Interview Kickstart sells an outcome, not a subject, and you should read the whole program through that lens. The Advanced Machine Learning Course runs around nine months, with roughly seven months of curriculum spanning Python, classical machine learning, NLP, computer vision, reinforcement learning and the newer generative and agentic material, followed by a couple of months that are pure interview drilling. The teaching is done by people who have actually sat on the other side of the table at large tech companies, and that is genuinely the strongest part. The mock interviews, the feedback on how you communicate under pressure, and the sense of what a hiring committee is really listening for are things you cannot easily get from a self paced course, and they are the reason people pay.
Where I get uncomfortable is the money. The fee is not listed on the site, and you only find out the number once you have given them your details and taken a call, which is a pattern I have learned to distrust.

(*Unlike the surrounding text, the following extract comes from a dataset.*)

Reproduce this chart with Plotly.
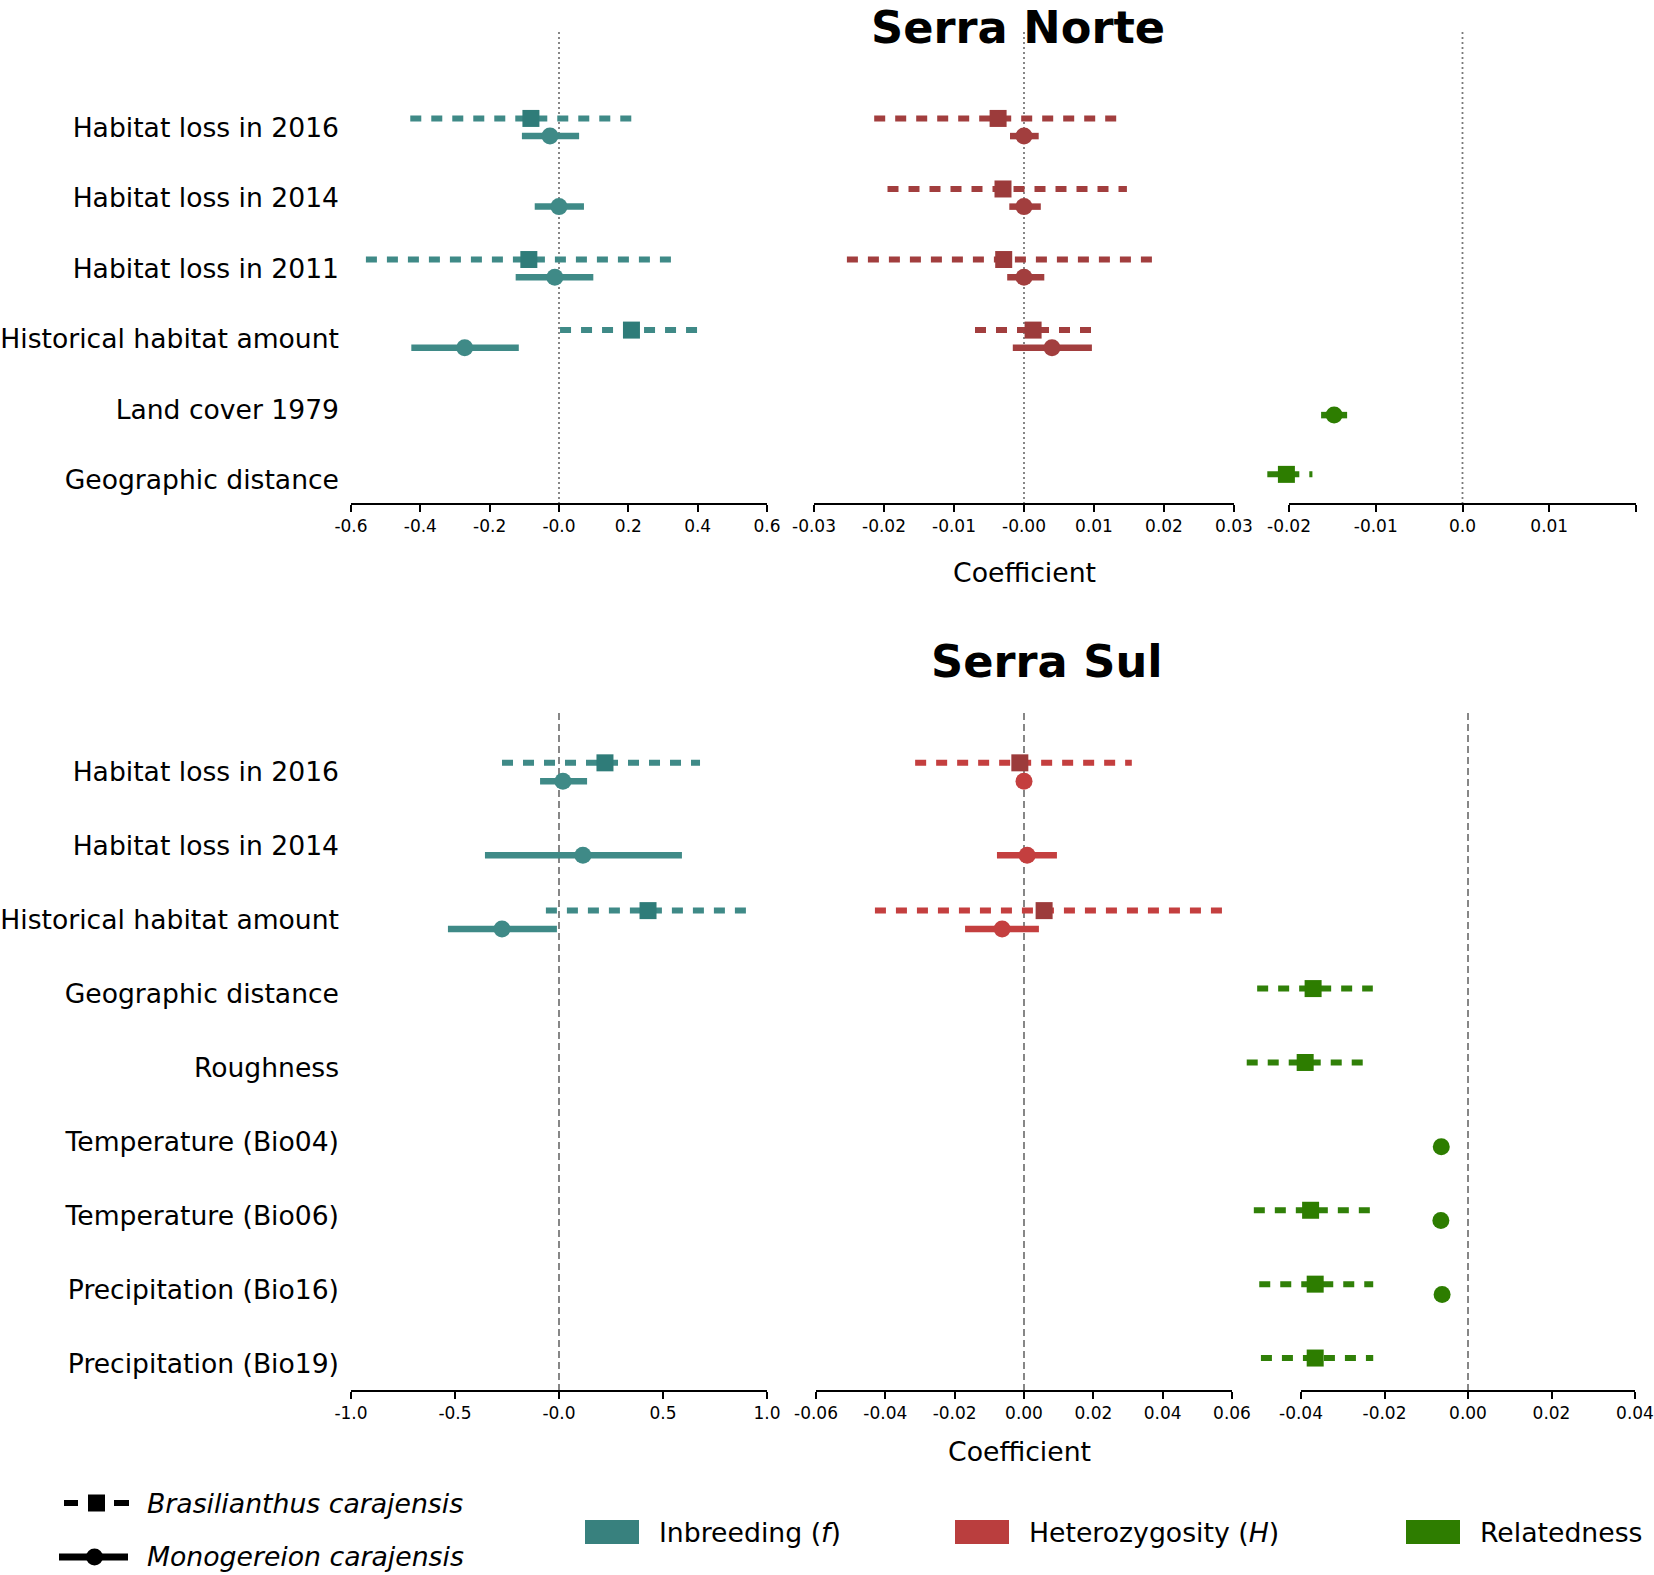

These programs run well into four and sometimes five figures, and the honest way to think about it is as a bet on a salary increase rather than as tuition. If you land the role you were aiming for, the cost disappears into one or two paychecks.
If you do not, you have paid a lot for interview practice. The other thing to be clear about is the audience. This is not where you learn machine learning from scratch. It assumes you can already build and reason about models, and it spends its energy on getting you hired rather than on deepening your understanding.
So my take is narrow but firm. If you are an experienced engineer who specifically wants into top tier companies and you can stomach the price, it does the job it advertises. For almost everyone else, a strong fundamentals course plus your own interview preparation gets you most of the way for a fraction of the outlay.